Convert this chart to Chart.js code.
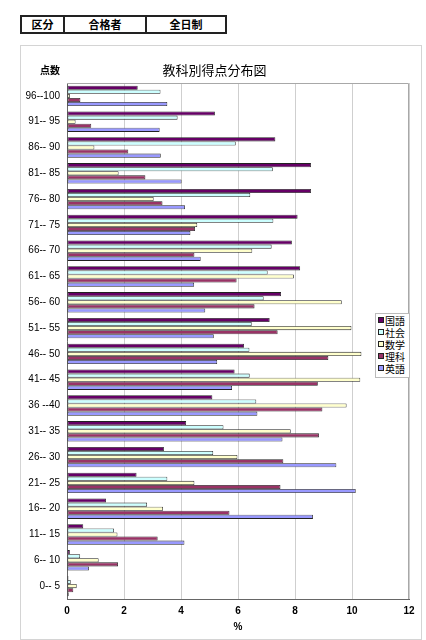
<!DOCTYPE html>
<html lang="ja">
<head>
<meta charset="utf-8">
<script src="https://cdn.jsdelivr.net/npm/chart.js@4.4.1/dist/chart.umd.min.js"></script>
<style>
body { margin: 0; background: #fff; font-family: "Noto Sans CJK JP", sans-serif; }
#page { position: relative; width: 426px; height: 640px; overflow: hidden; }
table.head { position: absolute; left: 20px; top: 15px; border-collapse: collapse; }
table.head td { border: 2px solid #222; height: 15px; padding: 0; text-align: center;
  font-size: 11px; font-weight: bold; line-height: 15px; }
#frame { position: absolute; left: 20px; top: 45px; width: 402px; height: 595px;
  box-sizing: border-box; border: 1px solid #d4d4d4; }
#box { position: absolute; left: 20px; top: 45px; width: 402px; height: 594px; }
#unit { position: absolute; left: 40px; top: 62px; font-size: 10px; font-weight: bold; }
#legend { position: absolute; left: 375px; top: 313px; width: 33px; padding: 1px 0 2px 0;
  border: 1px solid #bbb; background: #fff; font-size: 10px; line-height: 12px; }
#legend div { white-space: nowrap; }
#legend span.sq { display: inline-block; width: 4px; height: 4px; border: 1px solid #222;
  margin: 0 1px 0 2px; vertical-align: 2px; }
</style>
</head>
<body>
<div id="page">
  <table class="head">
    <tr><td style="width:41px">区分</td><td style="width:80px">合格者</td><td style="width:78px">全日制</td></tr>
  </table>
  <div id="frame"></div>
  <div id="box"><canvas id="distChart"></canvas></div>
  <div id="unit">点数</div>
  <div id="legend"></div>
</div>
<script>
// score bands, top to bottom
const bands = ['96--100', '91-- 95', '86-- 90', '81-- 85', '76-- 80', '71-- 75', '66-- 70',
  '61-- 65', '56-- 60', '51-- 55', '46-- 50', '41-- 45', '36 --40', '31-- 35', '26-- 30',
  '21-- 25', '16-- 20', '11-- 15', '6-- 10', '0-- 5'];

// percent of examinees per band
const kokugo = [2.48, 5.19, 7.31, 8.56, 8.56, 8.09, 7.89, 8.18, 7.51, 7.11, 6.21, 5.88, 5.10, 4.18, 3.40, 2.44, 1.37, 0.57, 0.10, 0.05];
const shakai = [3.28, 3.88, 5.92, 7.22, 6.43, 7.24, 7.18, 7.04, 6.90, 6.48, 6.40, 6.41, 6.64, 5.49, 5.13, 3.52, 2.81, 1.65, 0.46, 0.13];
const sugaku = [0.10, 0.30, 0.96, 1.81, 3.04, 4.57, 6.50, 7.96, 9.64, 9.98, 10.33, 10.29, 9.81, 7.85, 5.98, 4.47, 3.37, 1.77, 1.11, 0.34];
const rika   = [0.47, 0.85, 2.15, 2.75, 3.35, 4.49, 4.47, 5.95, 6.58, 7.39, 9.17, 8.80, 8.96, 8.84, 7.59, 7.49, 5.70, 3.18, 1.79, 0.22];
const eigo   = [3.52, 3.25, 3.29, 4.02, 4.14, 4.33, 4.69, 4.46, 4.85, 5.15, 5.27, 5.79, 6.68, 7.56, 9.45, 10.13, 8.63, 4.12, 0.77, 0.06];

const subjects = ['国語', '社会', '数学', '理科', '英語'];
const colors = ['#660066', '#CCFFFF', '#FFFFCC', '#993366', '#9999FF'];
const series = [kokugo, shakai, sugaku, rika, eigo];

const FONT = '"Noto Sans CJK JP", sans-serif';
const NUM_FONT = '"Liberation Sans", Arial, sans-serif';

// gray frame on top and right of the plot
const plotFrame = {
  id: 'plotFrame',
  beforeDatasetsDraw(chart) {
    const { ctx, chartArea: a } = chart;
    ctx.save();
    ctx.strokeStyle = '#a8a8a8';
    ctx.lineWidth = 1;
    ctx.beginPath();
    ctx.moveTo(a.left, a.top + 0.5);
    ctx.lineTo(a.right - 0.5, a.top + 0.5);
    ctx.lineTo(a.right - 0.5, a.bottom);
    ctx.stroke();
    ctx.restore();
  }
};

const ctx = document.getElementById('distChart').getContext('2d');
const chart = new Chart(ctx, {
  type: 'bar',
  data: {
    labels: bands,
    datasets: subjects.map((name, i) => ({
      label: name,
      data: series[i],
      backgroundColor: colors[i],
      borderColor: '#222',
      borderWidth: 0.8,
      borderSkipped: false,
      barPercentage: 1,
      categoryPercentage: 0.79
    }))
  },
  plugins: [plotFrame],
  options: {
    indexAxis: 'y',
    responsive: true,
    maintainAspectRatio: false,
    animation: false,
    layout: { padding: { top: 0, right: 13, bottom: 0, left: 0 } },
    plugins: {
      legend: { display: false },
      tooltip: { enabled: false },
      title: {
        display: true,
        text: '教科別得点分布図',
        color: '#000',
        font: { family: FONT, size: 13, weight: 'normal', lineHeight: 1.2 },
        padding: { top: 17, bottom: 5.4 }
      }
    },
    scales: {
      x: {
        min: 0,
        max: 12,
        afterFit: s => { s.height = 40; },
        ticks: { stepSize: 2, color: '#000', padding: 6, font: { family: NUM_FONT, size: 10, weight: 'bold' } },
        grid: { color: '#cfcfcf', drawTicks: false },
        border: { color: '#666' },
        title: { display: true, text: '%', color: '#000', padding: { top: 0, bottom: 6 },
          font: { family: NUM_FONT, size: 10, weight: 'bold' } }
      },
      y: {
        afterFit: s => { s.width = 47; },
        ticks: { color: '#000', padding: 7, font: { family: NUM_FONT, size: 10 } },
        grid: { display: false, drawTicks: false },
        border: { color: '#666' }
      }
    }
  }
});

// legend sits inside the plot, at the right
const legend = document.getElementById('legend');
subjects.forEach((name, i) => {
  const row = document.createElement('div');
  row.innerHTML = '<span class="sq" style="background:' + colors[i] + '"></span>' + name;
  legend.appendChild(row);
});
</script>
</body>
</html>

--------------------------------

» **Work to be completed**
Reproduce each line exactly as it appears, omitting the pictures.

» **Complete answer**
Convert this chart to Chart.js code.
<!DOCTYPE html>
<html lang="ja">
<head>
<meta charset="utf-8">
<script src="https://cdn.jsdelivr.net/npm/chart.js@4.4.1/dist/chart.umd.min.js"></script>
<style>
body { margin: 0; background: #fff; font-family: "Noto Sans CJK JP", sans-serif; }
#page { position: relative; width: 426px; height: 640px; overflow: hidden; }
table.head { position: absolute; left: 20px; top: 15px; border-collapse: collapse; }
table.head td { border: 2px solid #222; height: 15px; padding: 0; text-align: center;
  font-size: 11px; font-weight: bold; line-height: 15px; }
#frame { position: absolute; left: 20px; top: 45px; width: 402px; height: 595px;
  box-sizing: border-box; border: 1px solid #d4d4d4; }
#box { position: absolute; left: 20px; top: 45px; width: 402px; height: 594px; }
#unit { position: absolute; left: 40px; top: 62px; font-size: 10px; font-weight: bold; }
#legend { position: absolute; left: 375px; top: 313px; width: 33px; padding: 1px 0 2px 0;
  border: 1px solid #bbb; background: #fff; font-size: 10px; line-height: 12px; }
#legend div { white-space: nowrap; }
#legend span.sq { display: inline-block; width: 4px; height: 4px; border: 1px solid #222;
  margin: 0 1px 0 2px; vertical-align: 2px; }
</style>
</head>
<body>
<div id="page">
  <table class="head">
    <tr><td style="width:41px">区分</td><td style="width:80px">合格者</td><td style="width:78px">全日制</td></tr>
  </table>
  <div id="frame"></div>
  <div id="box"><canvas id="distChart"></canvas></div>
  <div id="unit">点数</div>
  <div id="legend"></div>
</div>
<script>
// score bands, top to bottom
const bands = ['96--100', '91-- 95', '86-- 90', '81-- 85', '76-- 80', '71-- 75', '66-- 70',
  '61-- 65', '56-- 60', '51-- 55', '46-- 50', '41-- 45', '36 --40', '31-- 35', '26-- 30',
  '21-- 25', '16-- 20', '11-- 15', '6-- 10', '0-- 5'];

// percent of examinees per band
const kokugo = [2.48, 5.19, 7.31, 8.56, 8.56, 8.09, 7.89, 8.18, 7.51, 7.11, 6.21, 5.88, 5.10, 4.18, 3.40, 2.44, 1.37, 0.57, 0.10, 0.05];
const shakai = [3.28, 3.88, 5.92, 7.22, 6.43, 7.24, 7.18, 7.04, 6.90, 6.48, 6.40, 6.41, 6.64, 5.49, 5.13, 3.52, 2.81, 1.65, 0.46, 0.13];
const sugaku = [0.10, 0.30, 0.96, 1.81, 3.04, 4.57, 6.50, 7.96, 9.64, 9.98, 10.33, 10.29, 9.81, 7.85, 5.98, 4.47, 3.37, 1.77, 1.11, 0.34];
const rika   = [0.47, 0.85, 2.15, 2.75, 3.35, 4.49, 4.47, 5.95, 6.58, 7.39, 9.17, 8.80, 8.96, 8.84, 7.59, 7.49, 5.70, 3.18, 1.79, 0.22];
const eigo   = [3.52, 3.25, 3.29, 4.02, 4.14, 4.33, 4.69, 4.46, 4.85, 5.15, 5.27, 5.79, 6.68, 7.56, 9.45, 10.13, 8.63, 4.12, 0.77, 0.06];

const subjects = ['国語', '社会', '数学', '理科', '英語'];
const colors = ['#660066', '#CCFFFF', '#FFFFCC', '#993366', '#9999FF'];
const series = [kokugo, shakai, sugaku, rika, eigo];

const FONT = '"Noto Sans CJK JP", sans-serif';
const NUM_FONT = '"Liberation Sans", Arial, sans-serif';

// gray frame on top and right of the plot
const plotFrame = {
  id: 'plotFrame',
  beforeDatasetsDraw(chart) {
    const { ctx, chartArea: a } = chart;
    ctx.save();
    ctx.strokeStyle = '#a8a8a8';
    ctx.lineWidth = 1;
    ctx.beginPath();
    ctx.moveTo(a.left, a.top + 0.5);
    ctx.lineTo(a.right - 0.5, a.top + 0.5);
    ctx.lineTo(a.right - 0.5, a.bottom);
    ctx.stroke();
    ctx.restore();
  }
};

const ctx = document.getElementById('distChart').getContext('2d');
const chart = new Chart(ctx, {
  type: 'bar',
  data: {
    labels: bands,
    datasets: subjects.map((name, i) => ({
      label: name,
      data: series[i],
      backgroundColor: colors[i],
      borderColor: '#222',
      borderWidth: 0.8,
      borderSkipped: false,
      barPercentage: 1,
      categoryPercentage: 0.79
    }))
  },
  plugins: [plotFrame],
  options: {
    indexAxis: 'y',
    responsive: true,
    maintainAspectRatio: false,
    animation: false,
    layout: { padding: { top: 0, right: 13, bottom: 0, left: 0 } },
    plugins: {
      legend: { display: false },
      tooltip: { enabled: false },
      title: {
        display: true,
        text: '教科別得点分布図',
        color: '#000',
        font: { family: FONT, size: 13, weight: 'normal', lineHeight: 1.2 },
        padding: { top: 17, bottom: 5.4 }
      }
    },
    scales: {
      x: {
        min: 0,
        max: 12,
        afterFit: s => { s.height = 40; },
        ticks: { stepSize: 2, color: '#000', padding: 6, font: { family: NUM_FONT, size: 10, weight: 'bold' } },
        grid: { color: '#cfcfcf', drawTicks: false },
        border: { color: '#666' },
        title: { display: true, text: '%', color: '#000', padding: { top: 0, bottom: 6 },
          font: { family: NUM_FONT, size: 10, weight: 'bold' } }
      },
      y: {
        afterFit: s => { s.width = 47; },
        ticks: { color: '#000', padding: 7, font: { family: NUM_FONT, size: 10 } },
        grid: { display: false, drawTicks: false },
        border: { color: '#666' }
      }
    }
  }
});

// legend sits inside the plot, at the right
const legend = document.getElementById('legend');
subjects.forEach((name, i) => {
  const row = document.createElement('div');
  row.innerHTML = '<span class="sq" style="background:' + colors[i] + '"></span>' + name;
  legend.appendChild(row);
});
</script>
</body>
</html>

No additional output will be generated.